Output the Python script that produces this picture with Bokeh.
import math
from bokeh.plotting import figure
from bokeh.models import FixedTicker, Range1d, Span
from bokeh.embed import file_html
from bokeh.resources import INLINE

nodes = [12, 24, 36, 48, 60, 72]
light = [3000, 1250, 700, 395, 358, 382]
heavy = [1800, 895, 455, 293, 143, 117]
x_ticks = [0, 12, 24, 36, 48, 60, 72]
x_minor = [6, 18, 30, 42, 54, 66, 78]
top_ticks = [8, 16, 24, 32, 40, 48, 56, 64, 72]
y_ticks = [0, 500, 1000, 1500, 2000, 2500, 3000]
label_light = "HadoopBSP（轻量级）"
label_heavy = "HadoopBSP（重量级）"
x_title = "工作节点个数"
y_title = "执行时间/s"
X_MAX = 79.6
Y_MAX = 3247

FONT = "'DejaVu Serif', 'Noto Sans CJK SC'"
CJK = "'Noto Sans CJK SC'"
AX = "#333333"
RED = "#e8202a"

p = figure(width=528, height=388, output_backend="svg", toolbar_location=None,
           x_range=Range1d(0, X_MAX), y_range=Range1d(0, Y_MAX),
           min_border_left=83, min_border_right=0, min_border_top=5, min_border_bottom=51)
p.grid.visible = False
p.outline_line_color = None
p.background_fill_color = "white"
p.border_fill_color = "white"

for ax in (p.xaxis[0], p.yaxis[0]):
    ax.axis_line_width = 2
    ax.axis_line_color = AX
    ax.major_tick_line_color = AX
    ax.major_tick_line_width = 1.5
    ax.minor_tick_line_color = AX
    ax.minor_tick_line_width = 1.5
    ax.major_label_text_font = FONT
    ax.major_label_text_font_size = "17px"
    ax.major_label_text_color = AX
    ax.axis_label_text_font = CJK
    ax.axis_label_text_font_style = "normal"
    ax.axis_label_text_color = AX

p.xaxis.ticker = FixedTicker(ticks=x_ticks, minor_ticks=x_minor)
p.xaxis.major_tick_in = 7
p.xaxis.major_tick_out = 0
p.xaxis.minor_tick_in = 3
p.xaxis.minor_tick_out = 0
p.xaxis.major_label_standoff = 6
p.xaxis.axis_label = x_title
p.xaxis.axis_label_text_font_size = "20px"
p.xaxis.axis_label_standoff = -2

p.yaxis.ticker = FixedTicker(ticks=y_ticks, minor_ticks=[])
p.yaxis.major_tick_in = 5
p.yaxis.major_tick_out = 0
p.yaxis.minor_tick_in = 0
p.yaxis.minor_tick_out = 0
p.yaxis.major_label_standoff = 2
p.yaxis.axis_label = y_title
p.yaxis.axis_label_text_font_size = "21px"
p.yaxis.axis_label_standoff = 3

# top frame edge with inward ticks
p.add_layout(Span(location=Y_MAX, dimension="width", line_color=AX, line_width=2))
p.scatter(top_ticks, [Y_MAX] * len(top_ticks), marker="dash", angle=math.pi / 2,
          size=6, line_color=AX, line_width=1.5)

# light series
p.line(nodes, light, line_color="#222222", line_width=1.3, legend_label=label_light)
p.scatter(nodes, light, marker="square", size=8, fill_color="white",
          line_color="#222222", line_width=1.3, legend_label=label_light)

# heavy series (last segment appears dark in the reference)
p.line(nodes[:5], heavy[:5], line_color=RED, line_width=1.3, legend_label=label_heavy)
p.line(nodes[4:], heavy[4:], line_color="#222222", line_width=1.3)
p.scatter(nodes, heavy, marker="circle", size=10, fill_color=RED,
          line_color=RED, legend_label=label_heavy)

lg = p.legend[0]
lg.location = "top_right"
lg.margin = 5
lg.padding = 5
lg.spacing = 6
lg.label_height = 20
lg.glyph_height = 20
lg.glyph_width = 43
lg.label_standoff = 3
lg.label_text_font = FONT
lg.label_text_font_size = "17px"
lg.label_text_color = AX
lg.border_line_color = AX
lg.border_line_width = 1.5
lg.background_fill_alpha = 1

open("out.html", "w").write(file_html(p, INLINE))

───

> Task description
What you return should be the lines from the start of the data through the line with "Y_MAX = 3247", quoted exactly and nothing more.

> Result for this task
Output the Python script that produces this picture with Bokeh.
import math
from bokeh.plotting import figure
from bokeh.models import FixedTicker, Range1d, Span
from bokeh.embed import file_html
from bokeh.resources import INLINE

nodes = [12, 24, 36, 48, 60, 72]
light = [3000, 1250, 700, 395, 358, 382]
heavy = [1800, 895, 455, 293, 143, 117]
x_ticks = [0, 12, 24, 36, 48, 60, 72]
x_minor = [6, 18, 30, 42, 54, 66, 78]
top_ticks = [8, 16, 24, 32, 40, 48, 56, 64, 72]
y_ticks = [0, 500, 1000, 1500, 2000, 2500, 3000]
label_light = "HadoopBSP（轻量级）"
label_heavy = "HadoopBSP（重量级）"
x_title = "工作节点个数"
y_title = "执行时间/s"
X_MAX = 79.6
Y_MAX = 3247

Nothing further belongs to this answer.